Para conseguir o dinheiro que precisava para os estudos, Joênia foi trabalhar em um escritório de contabilidade de Boa Vista. Seus colegas de trabalho freqüentemente zombavam do que consideravam suas ambições irrealistas, mas mesmo não conhecendo nenhuma outra índia brasileira que tivesse-se tornado advogada, ela os ignorou.

"Meu chefe costumava dizer que eu estava perdendo meu tempo, que a Faculdade de Direito era apenas para pessoas com dinheiro", disse ela. "Mas quando os resultados do vestibular foram anunciados, eu fiquei em segundo lugar e ele não passou. Ele ficou irritado."

Durante seus quatro anos na faculdade, Joênia trabalhava durante o dia e estudava à noite. Às vezes ela se sentia desencorajada e tentada a desistir, ela reconheceu, mas seus parentes na aldeia não aceitavam aquilo. "Eles diziam: ''É melhor você conseguir esse diploma, porque vamos precisar dos seus serviços''", disse ela.

Tais laços familiares provaram ser cruciais assim que ela começou a exercer a advocacia. No início, havia muito ceticismo diante de alguém tão jovem, inexperiente e mulher, e foi preciso o selo de aprovação de seu povo para que ela obtivesse credibilidade.

"Quando você trabalha com um grupo indígena, você precisa contar com a confiança dos outros", disse ela. "Quando eu chego para me dirigir a um grupo, eu explico quem são meus pais, quem são meus irmãos e irmãs e a qual comunidade pertenço. Suas raízes são sua identidade."

Além disso, as tribos que Joênia atende são sociedades hierárquicas na qual os caciques e os pajés são quase sempre homens. Então isto se tornou mais uma barreira.

"Quando você vai a uma assembléia dos ianomâmi, por exemplo, as mulheres ficam todas em um canto e não falam nada", disse ela. "Então, naturalmente, no começo eu me preocupava se os homens prestariam atenção no que eu tinha a dizer. Mas eles aprenderam a me escutar."
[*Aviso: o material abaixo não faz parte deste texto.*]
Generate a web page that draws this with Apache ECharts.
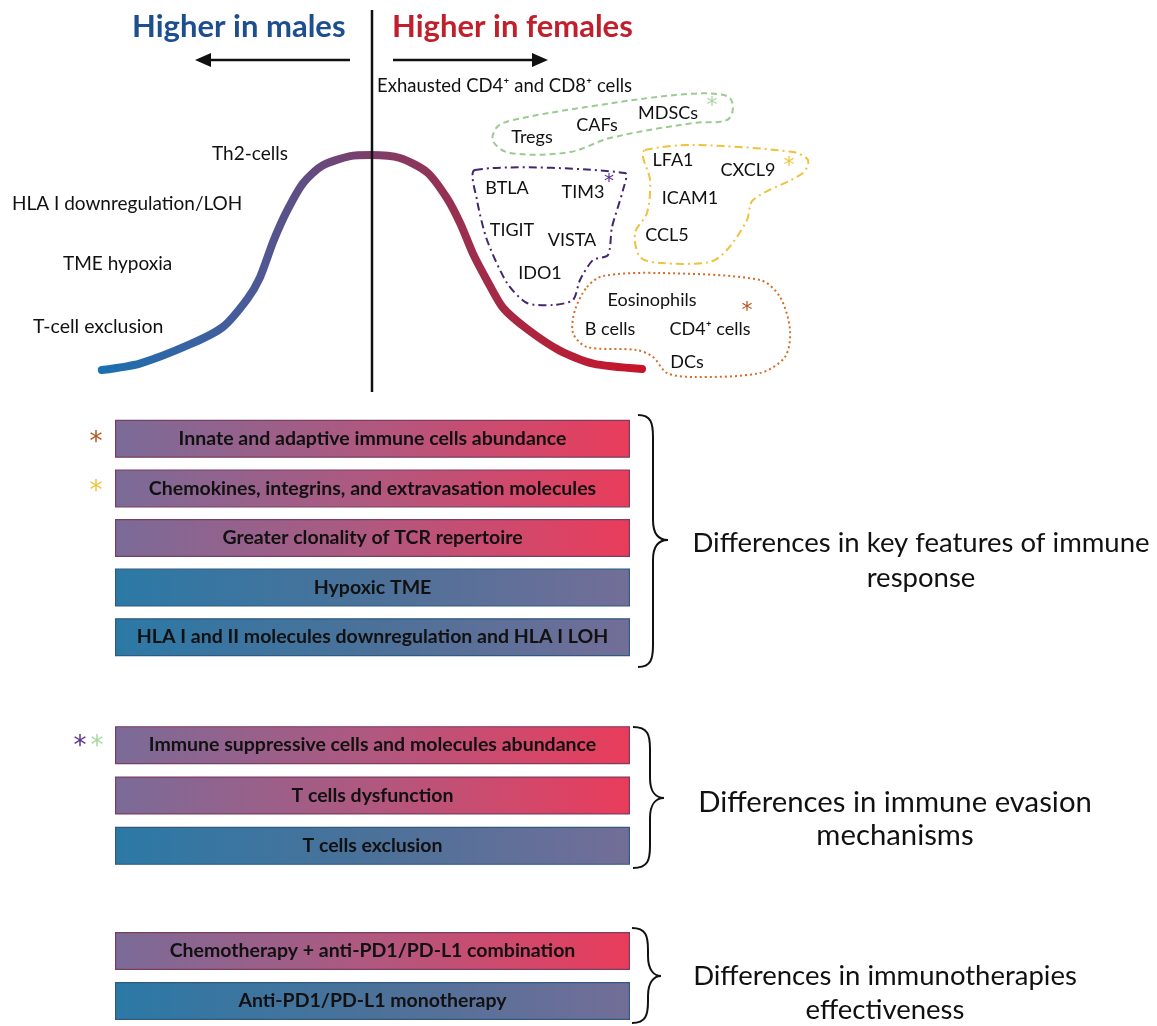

Atualmente, Joênia é mãe, com duas crianças pequenas. Ela teme que apesar de seus esforços para poupá-las do que ela vivenciou, o ritmo de mudança no Brasil não é rápido o bastante.

"Aqui estamos nós em 2004, mas elas ainda precisam suportar as zombarias, os comentários sobre o cabelo ''engraçado'', a idéia de que índios falam errado e são maus alunos", disse ela. "Meus pais tiveram que tolerar isto, mas como transito entre dois mundos, eu não. Eu não serei submissa."